# PROBLEM TO SOLVE
Return precisely the span of lines from the top of the material below to the line containing "const data = days.map((day, i)", both included. Pictures are excluded.

----------

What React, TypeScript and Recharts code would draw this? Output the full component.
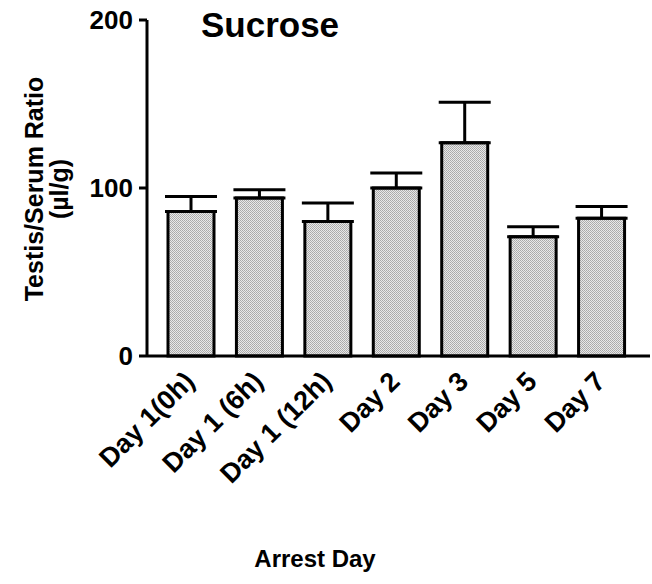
import React from 'react';
import {
  BarChart,
  Bar,
  XAxis,
  YAxis,
  ErrorBar,
  Customized,
} from 'recharts';

const days = ['Day 1(0h)', 'Day 1 (6h)', 'Day 1 (12h)', 'Day 2', 'Day 3', 'Day 5', 'Day 7'];
const ratio = [86, 94, 80, 100, 127, 71, 82];
const sem = [9, 5, 11, 9, 24, 6, 7];
const yTicks = [0, 100, 200];

const data = days.map((day, i) => ({ day, ratio: ratio[i], err: [0, sem[i]] }));

const font = 'Arial, "Liberation Sans", Helvetica, sans-serif';

const XTick = ({ x, y, payload }: any) => (
  <g transform={`translate(${x + 5},${y + 19})`}>
    <text
      x={0}
      y={0}
      transform="rotate(-45)"
      textAnchor="end"
      fontFamily={font}
      fontWeight="bold"
      fontSize={27}
      fill="#000"
    >
      {payload.value}
    </text>
  </g>
);

const Labels = () => (
  <g fontFamily={font} fontWeight="bold" fill="#000">
    <text x={270} y={37} textAnchor="middle" fontSize={35}>Sucrose</text>
    <text x={315} y={567} textAnchor="middle" fontSize={24}>Arrest Day</text>
    <text transform="translate(43,189) rotate(-90)" textAnchor="middle" fontSize={25}>
      Testis/Serum Ratio
    </text>
    <text transform="translate(68,189) rotate(-90)" textAnchor="middle" fontSize={25}>
      (µl/g)
    </text>
  </g>
);

const App = () => (
  <div style={{ position: 'absolute', left: 0, top: 0, background: '#fff' }}>
    <svg width={0} height={0} style={{ position: 'absolute' }}>
      <defs>
        <pattern id="stipple" width={2} height={2} patternUnits="userSpaceOnUse">
          <rect width={2} height={2} fill="#e8e8e8" />
          <rect width={1} height={1} fill="#a8a8a8" />
          <rect x={1} y={1} width={1} height={1} fill="#b0b0b0" />
        </pattern>
      </defs>
    </svg>
    <BarChart
      width={652}
      height={584}
      data={data}
      margin={{ top: 20, right: 2, left: 0, bottom: 78 }}
    >
      <XAxis
        dataKey="day"
        height={150}
        padding={{ left: 10, right: 14 }}
        axisLine={{ stroke: '#000', strokeWidth: 3 }}
        tickLine={false}
        tick={<XTick />}
        interval={0}
      />
      <YAxis
        width={147}
        domain={[0, 200]}
        ticks={yTicks}
        axisLine={{ stroke: '#000', strokeWidth: 3 }}
        tickLine={{ stroke: '#000', strokeWidth: 3 }}
        tickSize={8}
        tickMargin={6}
        tick={{ fill: '#000', fontSize: 26, fontWeight: 'bold', fontFamily: font }}
      />
      <Bar
        dataKey="ratio"
        barSize={46}
        fill="url(#stipple)"
        stroke="#000"
        strokeWidth={3}
        isAnimationActive={false}
      >
        <ErrorBar dataKey="err" direction="y" width={26} stroke="#000" strokeWidth={3} />
      </Bar>
      <Customized component={Labels} />
    </BarChart>
  </div>
);

export default App;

----------

# EXERCISE RESPONSE
What React, TypeScript and Recharts code would draw this? Output the full component.
import React from 'react';
import {
  BarChart,
  Bar,
  XAxis,
  YAxis,
  ErrorBar,
  Customized,
} from 'recharts';

const days = ['Day 1(0h)', 'Day 1 (6h)', 'Day 1 (12h)', 'Day 2', 'Day 3', 'Day 5', 'Day 7'];
const ratio = [86, 94, 80, 100, 127, 71, 82];
const sem = [9, 5, 11, 9, 24, 6, 7];
const yTicks = [0, 100, 200];

const data = days.map((day, i) => ({ day, ratio: ratio[i], err: [0, sem[i]] }));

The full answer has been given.